Writing test cases before writing the code is generally considered an optimal practice in modern programming. Writing tests first not only speeds up the development phases, but also improves the structure of the workflow. By setting clear and measurable goals from the beginning, it is harder to introduce conceptual defects in the design of the single components, and also forces a clearer separation among the modules. More specifically, an embedded developer has less possibility to verify the correct behavior of the system through direct interaction, thus test-driven development (TDD) is the preferred approach for the verification of the single components as well as the functional behavior of the entire system, as long as the expected results can be directly measurable from the host system.

However, it must be considered that testing often introduces dependencies on specific hardware, and sometimes the output of an embedded system can only be validated through specific hardware tools, or in a very unique and peculiar usage scenario. In all these cases, the usual TDD paradigm is less applicable, and the project can instead benefit from a modular design, to give the possibility to test as many components as possible in a synthetic environment, such as emulators or unit test platforms.

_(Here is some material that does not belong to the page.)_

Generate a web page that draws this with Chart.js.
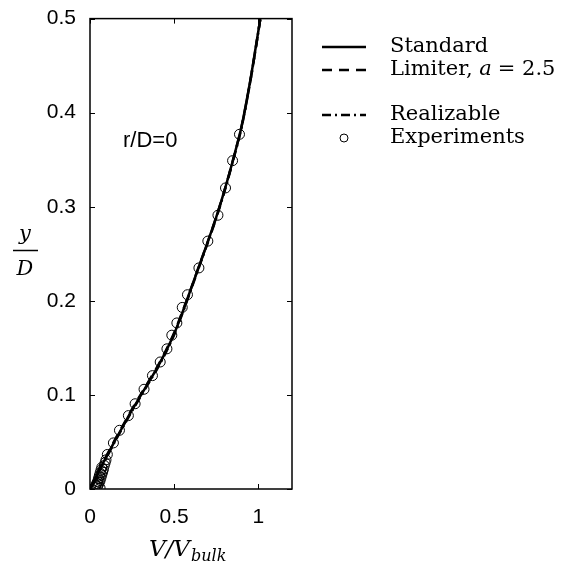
<!DOCTYPE html>
<html>
<head>
<meta charset="utf-8">
<script src="https://cdn.jsdelivr.net/npm/chart.js@4.4.1/dist/chart.umd.min.js"></script>
<style>
  html, body { margin: 0; padding: 0; background: #fff; }
  #wrap { width: 568px; height: 563px; }
</style>
</head>
<body>
<div id="wrap"><canvas id="myChart" width="568" height="563"></canvas></div>
<script>
// data (V/Vbulk, y/D)
const stdX = [0, 0.03, 0.06, 0.1, 0.15, 0.2, 0.25, 0.3, 0.35, 0.4, 0.45, 0.5, 0.55, 0.6, 0.65, 0.7, 0.75, 0.8, 0.85, 0.9, 0.95, 0.985, 1.012];
const stdY = [0, 0.01, 0.022, 0.035, 0.052, 0.068, 0.084, 0.099, 0.114, 0.129, 0.146, 0.165, 0.188, 0.213, 0.238, 0.263, 0.289, 0.318, 0.35, 0.385, 0.432, 0.47, 0.5];
const limY = [0, 0.011, 0.023, 0.036, 0.053, 0.069, 0.085, 0.1, 0.115, 0.13, 0.147, 0.166, 0.189, 0.213, 0.238, 0.263, 0.289, 0.318, 0.35, 0.385, 0.431, 0.469, 0.5];
const reaY = [0, 0.01, 0.021, 0.034, 0.051, 0.067, 0.083, 0.098, 0.113, 0.128, 0.145, 0.164, 0.187, 0.212, 0.237, 0.262, 0.288, 0.317, 0.349, 0.384, 0.431, 0.469, 0.5];

const expX = [0.06, 0.03, 0.045, 0.035, 0.05, 0.04, 0.055, 0.045, 0.06, 0.05, 0.065, 0.055, 0.07, 0.06, 0.075, 0.065, 0.08, 0.07, 0.085, 0.09, 0.095,
  0.103, 0.139, 0.175, 0.228, 0.268, 0.321, 0.371, 0.417, 0.457, 0.486, 0.516, 0.548, 0.579, 0.647, 0.70, 0.76, 0.805, 0.847, 0.888];
const expY = [0.001, 0.002, 0.003, 0.004, 0.005, 0.006, 0.007, 0.008, 0.009, 0.011, 0.012, 0.014, 0.015, 0.017, 0.018, 0.02, 0.021, 0.023, 0.025, 0.028, 0.031,
  0.0367, 0.049, 0.0624, 0.078, 0.0906, 0.106, 0.1205, 0.135, 0.149, 0.1635, 0.1765, 0.193, 0.2065, 0.235, 0.2635, 0.291, 0.320, 0.349, 0.377];

const xTicks = [0, 0.5, 1];
const yTicks = [0, 0.1, 0.2, 0.3, 0.4, 0.5];
const legendLabels = ['Standard', 'Limiter, ', 'Realizable', 'Experiments'];

const toPts = (xs, ys) => xs.map((x, i) => ({x: x, y: ys[i]}));

// box, inward ticks, legend and math labels
const decor = {
  id: 'decor',
  afterDraw(chart) {
    const ctx = chart.ctx;
    const a = chart.chartArea;
    const xs = chart.scales.x, ys = chart.scales.y;
    ctx.save();
    ctx.strokeStyle = '#000';
    ctx.lineWidth = 1.5;
    ctx.strokeRect(a.left, a.top, a.right - a.left, a.bottom - a.top);
    ctx.lineWidth = 1;
    ctx.beginPath();
    xTicks.forEach(v => {
      const p = Math.round(xs.getPixelForValue(v)) + 0.5;
      ctx.moveTo(p, a.bottom); ctx.lineTo(p, a.bottom - 5);
      ctx.moveTo(p, a.top); ctx.lineTo(p, a.top + 5);
    });
    yTicks.forEach(v => {
      const p = Math.round(ys.getPixelForValue(v)) + 0.5;
      ctx.moveTo(a.left, p); ctx.lineTo(a.left + 5, p);
      ctx.moveTo(a.right, p); ctx.lineTo(a.right - 5, p);
    });
    ctx.stroke();

    // annotation
    ctx.fillStyle = '#000';
    ctx.font = '22px "Liberation Sans", Arial, sans-serif';
    ctx.textBaseline = 'middle';
    ctx.textAlign = 'left';
    ctx.fillText('r/D=0', 123, 141);

    // legend
    const rows = [47, 70, 115, 138];
    const dashes = [[], [10, 7], [9, 4, 2, 4]];
    ctx.lineWidth = 2.5;
    for (let i = 0; i < 3; i++) {
      ctx.setLineDash(dashes[i]);
      ctx.beginPath();
      ctx.moveTo(322, rows[i]); ctx.lineTo(366, rows[i]);
      ctx.stroke();
    }
    ctx.setLineDash([]);
    ctx.lineWidth = 1;
    ctx.beginPath();
    ctx.arc(344, rows[3], 4, 0, Math.PI * 2);
    ctx.stroke();

    const serif = '"DejaVu Serif", "Liberation Serif", serif';
    ctx.font = '21px ' + serif;
    ctx.textBaseline = 'middle';
    legendLabels.forEach((t, i) => ctx.fillText(t, 390, rows[i]));
    let lx = 390 + ctx.measureText(legendLabels[1]).width;
    ctx.font = 'italic 21px ' + serif;
    ctx.fillText('a', lx, rows[1]);
    lx += ctx.measureText('a').width + 6;
    ctx.font = '21px ' + serif;
    ctx.fillText('= 2.5', lx, rows[1]);

    // x axis title V/V_bulk
    ctx.textBaseline = 'alphabetic';
    ctx.font = 'italic 23px ' + serif;
    ctx.fillText('V/V', 149, 556);
    const w = ctx.measureText('V/V').width;
    ctx.font = 'italic 16px ' + serif;
    ctx.fillText('bulk', 149 + w + 1, 561);

    // y axis title y/D as a fraction
    ctx.textAlign = 'center';
    ctx.font = 'italic 21px ' + serif;
    ctx.fillText('y', 25, 240);
    ctx.fillText('D', 25, 275);
    ctx.lineWidth = 1.5;
    ctx.beginPath();
    ctx.moveTo(13, 250.5); ctx.lineTo(38, 250.5);
    ctx.stroke();
    ctx.restore();
  }
};

const data = {
  datasets: [
    { label: 'Standard', data: toPts(stdX, stdY), borderColor: '#000', borderWidth: 2.5, pointRadius: 0, showLine: true, fill: false, tension: 0.3 },
    { label: 'Limiter', data: toPts(stdX, limY), borderColor: '#000', borderWidth: 2.5, borderDash: [10, 7], pointRadius: 0, showLine: true, fill: false, tension: 0.3 },
    { label: 'Realizable', data: toPts(stdX, reaY), borderColor: '#000', borderWidth: 2.5, borderDash: [9, 4, 2, 4], pointRadius: 0, showLine: true, fill: false, tension: 0.3 },
    { label: 'Experiments', data: toPts(expX, expY), borderColor: '#000', borderWidth: 1, backgroundColor: 'rgba(0,0,0,0)', pointRadius: 5, showLine: false }
  ]
};

const tickFont = { family: '"Liberation Sans", Arial, sans-serif', size: 21 };

const config = {
  type: 'scatter',
  data,
  plugins: [decor],
  options: {
    responsive: false,
    animation: false,
    layout: { padding: { top: 16, right: 276, left: 0, bottom: 0 } },
    plugins: { legend: { display: false }, tooltip: { enabled: false } },
    scales: {
      x: {
        type: 'linear', min: 0, max: 1.2,
        afterBuildTicks: s => { s.ticks = xTicks.map(v => ({value: v})); },
        afterFit: s => { s.height = 74; },
        grid: { display: false },
        border: { display: false },
        ticks: { color: '#000', padding: 8, maxRotation: 0, font: tickFont, callback: v => String(v) }
      },
      y: {
        type: 'linear', min: 0, max: 0.5,
        afterBuildTicks: s => { s.ticks = yTicks.map(v => ({value: v})); },
        afterFit: s => { s.width = 90; },
        grid: { display: false },
        border: { display: false },
        ticks: { color: '#000', padding: 6, font: tickFont, callback: v => String(v) }
      }
    }
  }
};

const myChart = new Chart(document.getElementById('myChart'), config);
</script>
</body>
</html>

Writing tests often involves programming the host so that it can retrieve information about the running target while the embedded software is executing, or alongside an ongoing debugging session, while the target executes in between breakpoints. The target can be configured to provide immediate output through a communication interface, such as a UART-based serial port, which can in turn be parsed by the host. It is usually more convenient to write test tools on the host using a higher-level interpreted programming language, to better organize the test cases and easily integrate the parsing of test results using regular expressions. Python, Perl, Ruby, and other languages with similar characteristics, are often a good fit for this purpose, also thanks to the availability of libraries and components designed for collecting and analyzing test results and interacting with continuous integration engines. A good organization of the test and verification infrastructure contributes more than everything else to the stability of the project, because regressions can be detected at the right time only if all the existing tests are repeated at every modification. Constantly running all the test cases while the development is ongoing not only improves the efficiency of detecting undesired effects as early as possible, but helps keep the development goals visible at all times, by directly measuring the number of failures, and makes the refactoring of components more affordable at any stage in the project lifetime.

Efficiency is the key, because embedded programming is an iterative process with a number of steps being repeated over and over, and the approach required from the developers is much more predictive than reactive.